As consumers I think you should know what the VB100 award means. First of all, a VB100 award does not mean that a product detects 100% of all viruses or malware. The VB test only includes self-replicating code (viruses and worms and potentially some bots). Normal Trojans, spyware, and adware are not in the test. The samples used by Virus Bulletin and most certification bodies are the samples on the Wildlist. The Wildlist organization has reporters throughout the world. If two reporters submit samples of the same virus from different locations then it is placed on the Wildlist.  We know for a fact that there are lots of viruses out there infecting people that are not on the Wildlist.

One of the purposes of the Wildlist is to create a test set that only includes samples that we know are infecting users and actually do work.
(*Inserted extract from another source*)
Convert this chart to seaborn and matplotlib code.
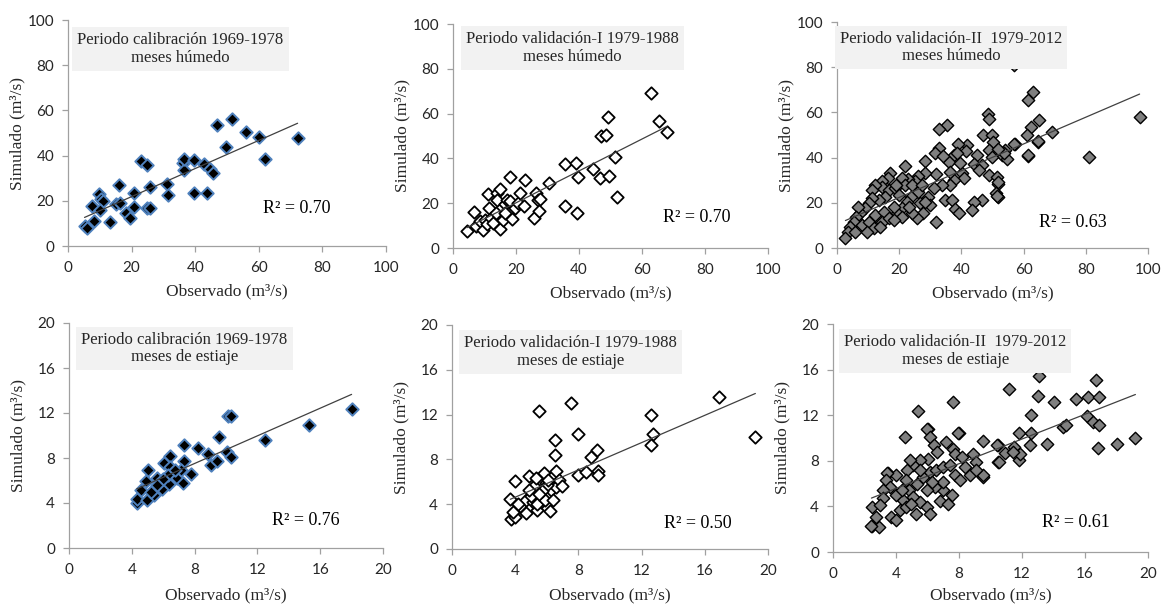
import matplotlib
matplotlib.use('Agg')
import matplotlib.pyplot as plt
import seaborn as sns

# ---- data (observado, simulado) ----
# calibracion 1969-1978, meses humedos
obs_cal_hum = [5.2, 6.0, 8.1, 7.7, 9.8, 10.5, 11.0, 10.0, 13.3, 15.0, 16.0, 16.5, 18.2, 19.6,
               20.7, 20.7, 22.8, 24.7, 24.7, 25.9, 25.9, 31.2, 31.5, 36.2, 36.4, 36.5, 39.6,
               39.6, 42.7, 43.8, 44.8, 45.6, 46.9, 49.8, 51.6, 55.9, 60.1, 61.9, 72.2]
sim_cal_hum = [8.8, 8.1, 11.0, 17.6, 23.0, 21.0, 20.0, 15.9, 10.6, 18.7, 27.2, 19.0, 14.7, 12.5,
               23.5, 17.4, 37.5, 35.7, 16.9, 26.2, 16.9, 27.6, 22.4, 36.8, 33.5, 38.5, 37.9,
               23.5, 36.5, 23.5, 34.1, 32.1, 53.7, 43.7, 56.3, 50.4, 48.2, 38.7, 47.9]

# validacion-I 1979-1988, meses humedos
obs_val1_hum = [4.4, 6.6, 7.2, 8.5, 9.5, 10.1, 10.9, 11.1, 11.4, 12.2, 12.7, 13.5, 14.0, 14.0,
                14.8, 15.0, 15.9, 16.4, 16.4, 17.1, 18.0, 18.2, 18.8, 19.6, 20.6, 21.4, 22.4,
                23.0, 25.6, 26.3, 27.0, 27.3, 27.7, 30.5, 35.4, 35.4, 39.2, 39.7, 39.4, 44.4,
                46.7, 47.1, 48.5, 49.2, 49.5, 51.3, 52.1, 63.0, 65.4, 67.9]
sim_val1_hum = [7.4, 16.0, 9.7, 11.9, 8.2, 12.6, 10.8, 24.2, 17.8, 13.4, 11.1, 15.6, 24.5, 21.5,
                26.3, 8.5, 12.6, 19.8, 15.6, 21.5, 20.8, 31.6, 12.9, 17.8, 20.1, 24.5, 18.6,
                30.5, 13.4, 24.5, 21.5, 16.3, 21.8, 29.0, 37.6, 18.6, 37.9, 31.6, 15.6, 35.2,
                31.2, 49.8, 50.5, 58.7, 32.2, 40.6, 22.7, 69.4, 56.9, 51.6]

# validacion-II 1979-2012, meses humedos
obs_val2_hum = [63.1, 61.3, 48.7, 48.9, 65.0, 62.4, 69.0, 61.0, 64.5, 61.3, 57.3, 35.3, 32.9,
                47.1, 49.8, 50.3, 54.0, 53.0, 54.6, 49.0, 49.8, 41.7, 41.4, 38.8, 37.5, 35.9,
                32.7, 31.6, 34.0, 28.2, 22.0, 45.0, 44.2, 46.6, 45.5, 48.9, 51.4, 51.9, 51.2,
                51.7, 46.6, 44.2, 43.3, 40.1, 40.7, 37.5, 36.2, 33.7, 31.1, 31.8, 28.4, 26.0,
                25.2, 22.8, 20.9, 34.8, 36.9, 38.0, 39.3, 31.8, 27.5, 25.7, 29.4, 30.0, 26.2,
                23.9, 22.5, 20.9, 19.3, 17.1, 16.4, 14.5, 14.5, 12.3, 11.1, 16.6, 18.5, 19.8,
                15.5, 13.4, 11.3, 10.2, 9.1, 7.5, 6.8, 6.1, 5.4, 4.3, 3.6, 2.7, 5.9, 8.1,
                10.2, 12.3, 15.0, 14.5, 16.6, 11.8, 9.7, 13.9, 18.2, 24.1, 23.0, 26.8, 28.4,
                20.9, 18.2, 22.0, 24.1, 27.3, 19.0, 36.4, 39.6, 38.5, 57.0, 57.0, 97.3,
                53.8, 51.7, 81.0, 64.7, 61.5, 51.7, 51.3]
sim_val2_hum = [69.1, 65.4, 59.1, 57.3, 56.6, 53.6, 51.4, 50.0, 47.0, 40.7, 45.8, 54.6, 52.6,
                49.9, 50.2, 47.0, 43.3, 41.1, 39.6, 43.3, 40.4, 45.5, 42.9, 45.8, 41.1, 38.2,
                44.1, 41.9, 40.8, 38.5, 36.3, 41.1, 37.0, 36.7, 34.5, 32.3, 31.6, 28.2, 24.2,
                22.7, 21.3, 20.5, 16.9, 33.0, 30.8, 30.1, 27.9, 27.9, 26.7, 32.6, 33.0, 32.0,
                29.6, 30.5, 31.1, 21.3, 21.3, 17.3, 15.4, 11.3, 15.4, 13.2, 22.7, 19.1, 24.9,
                22.7, 20.5, 17.9, 15.4, 33.0, 30.8, 29.6, 27.1, 27.9, 25.7, 25.7, 26.4, 23.5,
                22.7, 21.3, 22.0, 19.8, 17.6, 15.4, 18.3, 13.9, 11.7, 9.5, 7.3, 4.4, 7.3, 10.2,
                11.7, 14.6, 16.1, 11.7, 13.2, 8.8, 7.3, 9.5, 18.3, 15.4, 18.3, 19.8, 20.5,
                13.9, 12.4, 27.9, 27.9, 27.9, 27.9, 33.5, 37.4, 41.9, 46.0, 81.0, 57.8,
                41.9, 43.8, 40.1, 47.5, 41.2, 29.4, 22.8]

# calibracion 1969-1978, meses de estiaje
obs_cal_est = [4.31, 4.35, 4.58, 4.88, 5.0, 4.94, 5.43, 5.58, 5.75, 5.94, 6.06, 6.38, 6.42, 6.42,
               6.28, 6.85, 7.27, 7.34, 7.34, 7.12, 7.76, 8.23, 8.86, 9.07, 9.45, 9.54, 10.09,
               10.3, 10.14, 10.35, 12.47, 15.3, 18.0, 6.75, 6.0, 5.2, 5.6]
sim_cal_est = [4.04, 4.4, 5.2, 5.99, 6.94, 4.3, 4.72, 6.2, 5.5, 5.23, 7.53, 5.67, 8.18, 7.24,
               6.5, 6.2, 5.82, 7.77, 9.16, 6.94, 6.59, 8.86, 8.36, 7.39, 7.77, 9.9, 8.5,
               8.08, 11.73, 11.73, 9.6, 10.9, 12.4, 6.94, 6.1, 5.0, 5.6]

# validacion-I 1979-1988, meses de estiaje
obs_val1_est = [3.76, 3.97, 3.69, 3.97, 4.3, 4.7, 4.9, 5.1, 5.38, 5.55, 5.8, 5.93, 6.18, 6.29,
                5.13, 5.65, 5.34, 5.97, 6.4, 6.6, 6.6, 4.71, 6.5, 6.5, 4.18, 5.0, 5.2, 5.4,
                5.5, 5.9, 6.0, 6.4, 6.8, 6.98, 7.55, 7.97, 8.0, 8.5, 8.8, 9.2, 9.25, 9.25,
                12.6, 12.6, 12.7, 16.9, 19.2, 3.85, 5.3, 5.7, 6.1, 5.5, 4.9]
sim_val1_est = [2.67, 2.85, 4.45, 6.03, 3.8, 4.4, 6.5, 5.1, 3.5, 5.9, 6.8, 4.7, 3.4, 5.3,
                4.2, 4.2, 4.7, 5.9, 6.5, 5.5, 7.0, 3.2, 9.7, 8.4, 4.0, 4.7, 5.6, 4.0,
                12.3, 4.4, 5.7, 4.4, 6.2, 5.6, 13.0, 6.6, 10.3, 6.9, 8.2, 8.8, 7.0, 6.6,
                12.0, 9.3, 10.3, 13.6, 10.0, 3.3, 6.3, 5.2, 6.2, 4.9, 5.3]

# validacion-II 1979-2012, meses de estiaje
obs_val2_est = [2.5, 2.9, 2.5, 3.5, 4.6, 5.4, 6.0, 7.6, 8.0, 9.5, 9.55, 10.5, 10.5, 10.9, 11.2,
                11.5, 11.8, 11.9, 11.8, 12.6, 12.6, 12.5, 13.0, 13.1, 13.6, 14.0, 14.6, 14.8,
                15.4, 16.1, 16.2, 16.7, 16.5, 16.8, 16.9, 16.9, 18.0, 19.2,
                5.98, 7.95, 10.43, 10.56, 11.4, 6.15, 6.4, 7.2, 7.6, 6.6, 6.05, 5.5, 5.1, 4.7,
                4.9, 4.03, 3.44, 3.35, 3.6, 3.18, 3.2, 2.97, 2.76, 2.44, 3.7, 4.03, 4.24, 4.45,
                4.83, 5.35, 5.7, 6.15, 6.57, 7.0, 7.4, 7.74, 8.16, 8.38, 8.7, 8.9, 9.1, 9.5,
                9.1, 5.1, 5.52, 5.94, 6.15, 6.8, 7.3, 7.53, 7.0, 6.47, 5.94, 5.3, 4.66, 4.03,
                4.66, 5.52, 7.74, 8.06, 7.0, 6.26, 4.98, 4.35]
sim_val2_est = [2.25, 2.2, 3.95, 6.9, 10.1, 12.4, 10.8, 13.2, 10.4, 9.75, 6.6, 9.4, 7.9, 8.7,
                14.3, 9.25, 8.1, 8.6, 10.45, 12.0, 10.4, 9.4, 13.7, 15.4, 9.45, 13.2, 11.0,
                11.1, 13.4, 11.9, 13.6, 15.1, 11.4, 9.1, 13.6, 11.1, 9.45, 10.0,
                10.8, 10.4, 9.37, 7.9, 8.8, 10.1, 9.37, 9.66, 9.0, 8.8, 8.2, 8.05, 7.6, 7.2,
                8.05, 6.74, 6.94, 6.3, 5.7, 5.4, 4.7, 4.1, 3.1, 2.3, 3.1, 2.8, 3.66, 4.55,
                5.4, 6.0, 6.6, 7.0, 7.2, 7.5, 7.6, 8.6, 8.35, 7.5, 6.74, 8.6, 7.9, 6.74,
                7.2, 4.8, 4.4, 3.95, 3.37, 4.5, 4.25, 4.98, 5.4, 5.7, 5.4, 3.37, 3.95, 4.98,
                6.3, 7.2, 6.74, 6.3, 6.16, 6.16, 4.25, 5.4]

panel_obs = [obs_cal_hum, obs_val1_hum, obs_val2_hum, obs_cal_est, obs_val1_est, obs_val2_est]
panel_sim = [sim_cal_hum, sim_val1_hum, sim_val2_hum, sim_cal_est, sim_val1_est, sim_val2_est]

titles = ['Periodo calibración 1969-1978\nmeses húmedo',
          'Periodo validación-I 1979-1988\nmeses húmedo',
          'Periodo validación-II  1979-2012\nmeses húmedo',
          'Periodo calibración 1969-1978\nmeses de estiaje',
          'Periodo validación-I 1979-1988\nmeses de estiaje',
          'Periodo validación-II  1979-2012\nmeses de estiaje']
r2_labels = ['R² = 0.70', 'R² = 0.70', 'R² = 0.63', 'R² = 0.76', 'R² = 0.50', 'R² = 0.61']
x_label = 'Observado (m³/s)'
y_label = 'Simulado (m³/s)'

# ---- layout / style ----
sns.set_style('ticks')
plt.rcParams['font.family'] = ['Lato', 'DejaVu Sans']
SERIF = ['Liberation Serif', 'DejaVu Serif']
AXIS_GRAY = '#a0a0a0'

W, H = 1161, 604
# axes boxes in pixels: left, top, right, bottom
boxes = [(68, 20, 386, 246), (453, 24, 768, 248), (837, 22, 1148, 248),
         (69, 323, 383, 548), (452, 325, 768, 549), (833, 324, 1148, 552)]
marker_styles = [('black', '#4f81bd', 1.4), ('white', 'black', 1.3), ('#7f7f7f', 'black', 1.0)] * 2
title_pos = [(0.354, 0.872), (0.378, 0.893), (0.367, 0.887),
             (0.368, 0.887), (0.374, 0.880), (0.388, 0.880)]
r2_pos = [(0.72, 0.164), (0.775, 0.134), (0.757, 0.115),
          (0.753, 0.124), (0.777, 0.116), (0.771, 0.13)]
# distance (px) from the x axis down to the top of the x label
label_drop = [37, 37, 37, 39, 38, 35]

fig = plt.figure(figsize=(W / 100, H / 100), dpi=100)

for i in range(6):
    l, t, r, b = boxes[i]
    ax = fig.add_axes([l / W, 1 - b / H, (r - l) / W, (b - t) / H])
    fc, ec, lw = marker_styles[i]
    sns.scatterplot(x=panel_obs[i], y=panel_sim[i], marker='D', s=40, color=fc,
                    edgecolor=ec, linewidth=lw, ax=ax, zorder=2)
    sns.regplot(x=panel_obs[i], y=panel_sim[i], scatter=False, ci=None, ax=ax,
                color='#404040', line_kws={'lw': 0.9, 'zorder': 3})

    top = 100 if i < 3 else 20
    step = 20 if i < 3 else 4
    ax.set_xlim(0, top)
    ax.set_ylim(0, top)
    ax.set_xticks(range(0, top + 1, step))
    ax.set_yticks(range(0, top + 1, step))
    sns.despine(ax=ax)
    for sp in ['left', 'bottom']:
        ax.spines[sp].set_color(AXIS_GRAY)
        ax.spines[sp].set_linewidth(0.9)
    ax.tick_params(axis='both', direction='out', length=4, width=0.9, color=AXIS_GRAY,
                   labelcolor='#262626', labelsize=11)
    ax.tick_params(axis='x', pad=7)
    ax.tick_params(axis='y', pad=6)

    ax.set_xlabel(x_label, family=SERIF, fontsize=12.5, color='#262626')
    ax.set_ylabel(y_label, family=SERIF, fontsize=12.5, color='#262626')
    ax.xaxis.set_label_coords(0.5, -label_drop[i] / (b - t))
    ax.yaxis.set_label_coords(-43 / (r - l), 0.5)

    tx, ty = title_pos[i]
    ax.text(tx, ty, titles[i], transform=ax.transAxes, ha='center', va='center',
            family=SERIF, fontsize=12, linespacing=1.15, zorder=4,
            bbox=dict(boxstyle='square,pad=0.3', fc='#f2f2f2', ec='none'))
    rx, ry = r2_pos[i]
    ax.text(rx, ry, r2_labels[i], transform=ax.transAxes, ha='center', va='center',
            family=SERIF, fontsize=13, color='black')

fig.savefig('out.png', dpi=100)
One of the problems with many tests is that they use files that should not be detected because they are corrupted and do not run. In many cases we have seen harmless text files in test sets as well.
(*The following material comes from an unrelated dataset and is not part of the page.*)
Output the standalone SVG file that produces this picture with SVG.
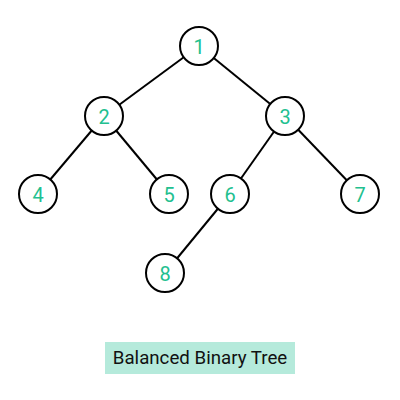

The Wildlist provides a scientifically sound test set. The Wildlist does not provide a statistically significant test set. That is to say that you cannot tell what anti-virus product is best based upon Wildlist testing alone. Even if we could collect every real threat in the world, I don’t think you could decide what product is best based upon any single test. That would be like picking a stock because it had the biggest gain one day.

Another thing to know about the VB100 is that it is essentially a test that all of the anti-virus companies have the answers to in advance. The AV companies have fundamentally the same set of samples before the test.

In order to obtain a VB100 award a company has to detect all of the samples on the Wildlist and do so with no false positives, both on-demand and on-access.

Most of the critics the VB100 award have obviously never successfully tried to make an antivirus product of even low relative quality. The fact that so many companies fail the tests for missed viruses indicates it actually is a bit more difficult than one might think, especially since the companies have the answers to the test in advance.

50 VB100 awards is a track record and an indication of the dedication of quality that ESET’s developers and researchers have!

There are more difficult tests out there, but you should expect your AV product to be able to deal with the easier tests on a consistent basis, especially since we all know that the samples in the test are really infecting users!